In a nook in the basement of the Museum of Fine Arts Houston, I stumbled upon this curiosity:
It is a shiny silver storage cabinet, not a painstakingly chiseled sculpture or a painting in an ornate gilded frame. It doesn’t scream “art!” to me. The skeletons make me wonder if it belongs in an anatomy class or med school, and then I notice all the sharp things: every kind of scalpel, scissor, and surgical device for removing your spleen that I never imagined. I always cover my eyes during the gory operating scenes on TV and in movies, so I am not too familiar with the tools of the trade.
You can zoom into professional photography of the work on Hirst’s website, to get a better idea of all those sharps: http://www.damienhirst.com/end-game
There are also cleansers and latex gloves and such, sure, but man oh man! The tools for prying and slicing and … ouch! So many! The ratios seem off to me. Maybe it is just my wishful thinking that hospitals ought to be full of candy stripers and nurses changing bandages, but there seem to be far too many gleaming cutting implements for the amount of wound dressings. I don’t have any idea the number of scalpels used in the average invasive surgery. The little tray in operating rooms on movies always seems to have about six sharp things on it before I avert my eyes, and I would think they need a lot more gauze and gloves and sterile antiseptic to repair the damage from those half-dozen blades. Why does this cabinet have so many cruel torture devices per gentle healing item?
Here is the shot I took, with a family eyeing the goods. See how big it is? Though you already knew that—because those skeletons aren’t just life size, they are real. Who is in that cabinet? Who is that hanging in the MFAH as art?
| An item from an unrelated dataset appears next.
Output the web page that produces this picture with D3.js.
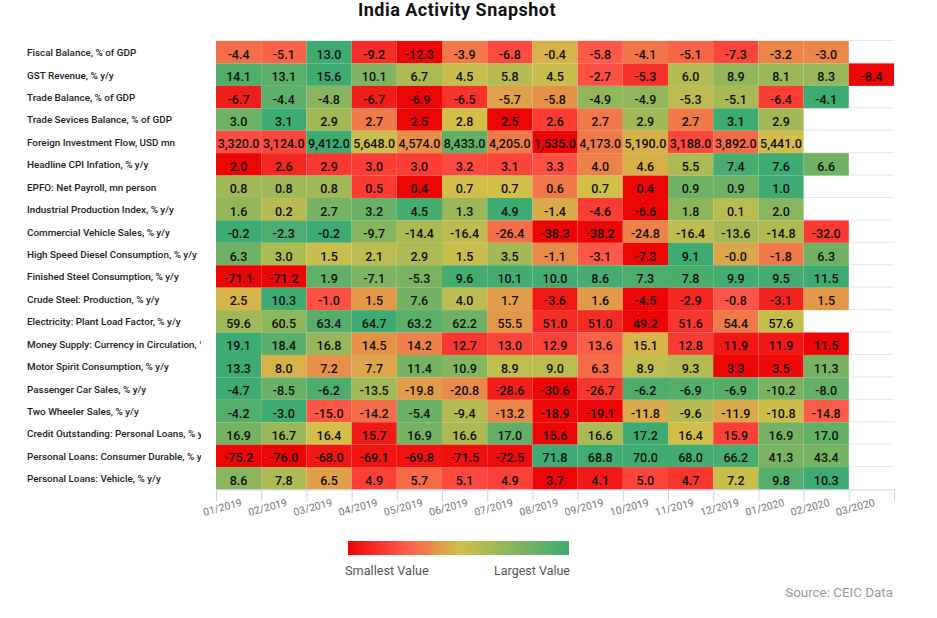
<!DOCTYPE html>
<html>
<head>
<meta charset="utf-8">
<title>India Activity Snapshot</title>
<script src="https://cdnjs.cloudflare.com/ajax/libs/d3/7.8.5/d3.min.js"></script>
<style>
html, body { margin: 0; padding: 0; background: #fff; }
text { font-family: Roboto, sans-serif; }
</style>
</head>
<body>
<div id="chart"></div>
<script>
var months = ["01/2019","02/2019","03/2019","04/2019","05/2019","06/2019","07/2019","08/2019","09/2019","10/2019","11/2019","12/2019","01/2020","02/2020","03/2020"];

var fiscalBalance = [-4.4,-5.1,13.0,-9.2,-12.3,-3.9,-6.8,-0.4,-5.8,-4.1,-5.1,-7.3,-3.2,-3.0,null];
var gstRevenue = [14.1,13.1,15.6,10.1,6.7,4.5,5.8,4.5,-2.7,-5.3,6.0,8.9,8.1,8.3,-8.4];
var tradeBalance = [-6.7,-4.4,-4.8,-6.7,-6.9,-6.5,-5.7,-5.8,-4.9,-4.9,-5.3,-5.1,-6.4,-4.1,null];
var tradeServices = [3.0,3.1,2.9,2.7,2.5,2.8,2.5,2.6,2.7,2.9,2.7,3.1,2.9,null,null];
var foreignInvestment = [3320,3124,9412,5648,4574,8433,4205,1535,4173,5190,3188,3892,5441,null,null];
var headlineCpi = [2.0,2.6,2.9,3.0,3.0,3.2,3.1,3.3,4.0,4.6,5.5,7.4,7.6,6.6,null];
var epfoPayroll = [0.8,0.8,0.8,0.5,0.4,0.7,0.7,0.6,0.7,0.4,0.9,0.9,1.0,null,null];
var industrialProduction = [1.6,0.2,2.7,3.2,4.5,1.3,4.9,-1.4,-4.6,-6.6,1.8,0.1,2.0,null,null];
var commercialVehicles = [-0.2,-2.3,-0.2,-9.7,-14.4,-16.4,-26.4,-38.3,-38.2,-24.8,-16.4,-13.6,-14.8,-32.0,null];
var dieselConsumption = [6.3,3.0,1.5,2.1,2.9,1.5,3.5,-1.1,-3.1,-7.3,9.1,-0.04,-1.8,6.3,null];
var steelConsumption = [-71.1,-71.2,1.9,-7.1,-5.3,9.6,10.1,10.0,8.6,7.3,7.8,9.9,9.5,11.5,null];
var crudeSteel = [2.5,10.3,-1.0,1.5,7.6,4.0,1.7,-3.6,1.6,-4.5,-2.9,-0.8,-3.1,1.5,null];
var plantLoad = [59.6,60.5,63.4,64.7,63.2,62.2,55.5,51.0,51.0,49.2,51.6,54.4,57.6,null,null];
var currencyCirculation = [19.1,18.4,16.8,14.5,14.2,12.7,13.0,12.9,13.6,15.1,12.8,11.9,11.9,11.5,null];
var motorSpirit = [13.3,8.0,7.2,7.7,11.4,10.9,8.9,9.0,6.3,8.9,9.3,3.3,3.5,11.3,null];
var passengerCars = [-4.7,-8.5,-6.2,-13.5,-19.8,-20.8,-28.6,-30.6,-26.7,-6.2,-6.9,-6.9,-10.2,-8.0,null];
var twoWheelers = [-4.2,-3.0,-15.0,-14.2,-5.4,-9.4,-13.2,-18.9,-19.1,-11.8,-9.6,-11.9,-10.8,-14.8,null];
var personalCredit = [16.9,16.7,16.4,15.7,16.9,16.6,17.0,15.6,16.6,17.2,16.4,15.9,16.9,17.0,null];
var consumerDurable = [-75.2,-76.0,-68.0,-69.1,-69.8,-71.5,-72.5,71.8,68.8,70.0,68.0,66.2,41.3,43.4,null];
var vehicleLoans = [8.6,7.8,6.5,4.9,5.7,5.1,4.9,3.7,4.1,5.0,4.7,7.2,9.8,10.3,null];

var indicators = ["Fiscal Balance, % of GDP","GST Revenue, % y/y","Trade Balance, % of GDP","Trade Sevices Balance, % of GDP","Foreign Investment Flow, USD mn","Headline CPI Infation, % y/y","EPFO: Net Payroll, mn person","Industrial Production Index, % y/y","Commercial Vehicle Sales, % y/y","High Speed Diesel Consumption, % y/y","Finished Steel Consumption, % y/y","Crude Steel: Production, % y/y","Electricity: Plant Load Factor, % y/y","Money Supply: Currency in Circulation, % y/y","Motor Spirit Consumption, % y/y","Passenger Car Sales, % y/y","Two Wheeler Sales, % y/y","Credit Outstanding: Personal Loans, % y/y","Personal Loans: Consumer Durable, % y/y","Personal Loans: Vehicle, % y/y"];

var rows = [fiscalBalance,gstRevenue,tradeBalance,tradeServices,foreignInvestment,headlineCpi,epfoPayroll,industrialProduction,commercialVehicles,dieselConsumption,steelConsumption,crudeSteel,plantLoad,currencyCirculation,motorSpirit,passengerCars,twoWheelers,personalCredit,consumerDurable,vehicleLoans];

var colorStops = [0, 0.25, 0.5, 1];
var colorValues = ["#ec0606", "#ff5548", "#d2bf4a", "#3dab72"];

var width = 937,
	height = 618,
	left = 216,
	right = 894,
	top_ = 41,
	bottom = 489.5;

var svg = d3.select("#chart").append("svg")
	.attr("width", width)
	.attr("height", height)
	.style("display", "block");

var x = d3.scaleBand().domain(months).range([left, right]);
var y = d3.scaleBand().domain(indicators).range([top_, bottom]);
var color = d3.scaleLinear().domain(colorStops).range(colorValues);

svg.append("text")
	.attr("x", 457)
	.attr("y", 16)
	.attr("text-anchor", "middle")
	.style("font-size", "18px")
	.style("font-weight", "700")
	.style("letter-spacing", "0.5px")
	.style("fill", "#111")
	.text("India Activity Snapshot");

// row separators show through where a series has no value
svg.append("g").selectAll("line")
	.data(indicators)
	.enter().append("line")
	.attr("x1", left)
	.attr("x2", right)
	.attr("y1", function(d){ return y(d) - 0.5; })
	.attr("y2", function(d){ return y(d) - 0.5; })
	.style("stroke", "#e6e6e6");

var cells = [];
rows.forEach(function(values, r){
	// every row has its own min-max colour range
	var t = d3.scaleLinear().domain(d3.extent(values));
	values.forEach(function(v, c){
		if (v !== null) cells.push({row: indicators[r], month: months[c], value: v, t: t(v)});
	});
});

var cell = svg.append("g").selectAll("g")
	.data(cells)
	.enter().append("g");

cell.append("rect")
	.attr("x", function(d){ return x(d.month); })
	.attr("y", function(d){ return y(d.row); })
	.attr("width", x.bandwidth())
	.attr("height", y.bandwidth())
	.style("fill", function(d){ return color(d.t); });

cell.append("text")
	.attr("x", function(d){ return x(d.month) + x.bandwidth() / 2; })
	.attr("y", function(d){ return y(d.row) + y.bandwidth() / 2 + 6.5; })
	.attr("text-anchor", "middle")
	.style("font-size", "12.5px")
	.style("font-weight", "500")
	.style("fill", "#111")
	.text(function(d){
		return d.value.toLocaleString("en-US", {minimumFractionDigits: 1, maximumFractionDigits: 1});
	});

// long row labels get cut at the edge of the label column
svg.append("clipPath").attr("id", "labelClip")
	.append("rect")
	.attr("x", 20)
	.attr("y", 30)
	.attr("width", 181)
	.attr("height", 470);

svg.append("g")
	.attr("clip-path", "url(#labelClip)")
	.selectAll("text")
	.data(indicators)
	.enter().append("text")
	.attr("x", 27)
	.attr("y", function(d){ return y(d) + y.bandwidth() / 2 + 4; })
	.style("font-size", "9.9px")
	.style("font-weight", "500")
	.style("fill", "#222")
	.text(function(d){ return d; });

// ticks sit on the cell edges, one more than there are months
var tickScale = d3.scalePoint().domain(months.concat("end")).range([left, right]);

var axis = svg.append("g")
	.attr("transform", "translate(0," + bottom + ")")
	.call(d3.axisBottom(tickScale).tickSize(12).tickSizeOuter(0).tickFormat(function(d){ return d === "end" ? "" : d; }));

axis.select(".domain").style("stroke", "#ccd6eb");
axis.selectAll(".tick line").style("stroke", "#ccd6eb");
axis.selectAll(".tick text")
	.attr("transform", "translate(6,18) rotate(-15)")
	.attr("x", 0)
	.attr("y", 0)
	.attr("dy", "0.32em")
	.style("font-family", "Roboto, sans-serif")
	.style("font-size", "10.5px")
	.style("text-anchor", "middle")
	.style("fill", "#777");

// legend
var gradient = svg.append("defs").append("linearGradient").attr("id", "legendGradient");
gradient.selectAll("stop")
	.data(colorStops)
	.enter().append("stop")
	.attr("offset", function(d){ return d * 100 + "%"; })
	.attr("stop-color", function(d, i){ return colorValues[i]; });

svg.append("rect")
	.attr("x", 348)
	.attr("y", 541)
	.attr("width", 221)
	.attr("height", 14)
	.style("fill", "url(#legendGradient)");

svg.append("text")
	.attr("x", 345)
	.attr("y", 575)
	.style("font-size", "12.7px")
	.style("fill", "#555")
	.text("Smallest Value");

svg.append("text")
	.attr("x", 570)
	.attr("y", 575)
	.attr("text-anchor", "end")
	.style("font-size", "12.5px")
	.style("fill", "#555")
	.text("Largest Value");

svg.append("text")
	.attr("x", 893)
	.attr("y", 597)
	.attr("text-anchor", "end")
	.style("font-size", "13.4px")
	.style("fill", "#999")
	.text("Source: CEIC Data");
</script>
</body>
</html>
The thing that struck me most, though, isn’t apparent in the professional photograph, and that is how I am part of the work. Standing in that basement nook, near the corridor to the other building, every time I looked at “End Game” I saw myself in the mirrored cabinet.
Here I am, looking small next to Mr. and Mrs. Bones. (Pardon the poor photography; I didn’t think I would be using these images when I took them.)
This is where I start to think End Game speaks artfully. I don’t get to just admire the scary medical supplies in their sterile box and be on my way, but I have to think, really see myself in the box with all those ominous surgical tools. I keep being reminded of myself as I look at them—they are almost threatening me, or at least my mirror image. I feel solemn. I hope no one will need to use them on me.
Sometimes art is very different in person than it is in a photo. What have you seen that was more meaningful in person than in pictures? How do you feel about seeing yourself in a cabinet full of sharp things?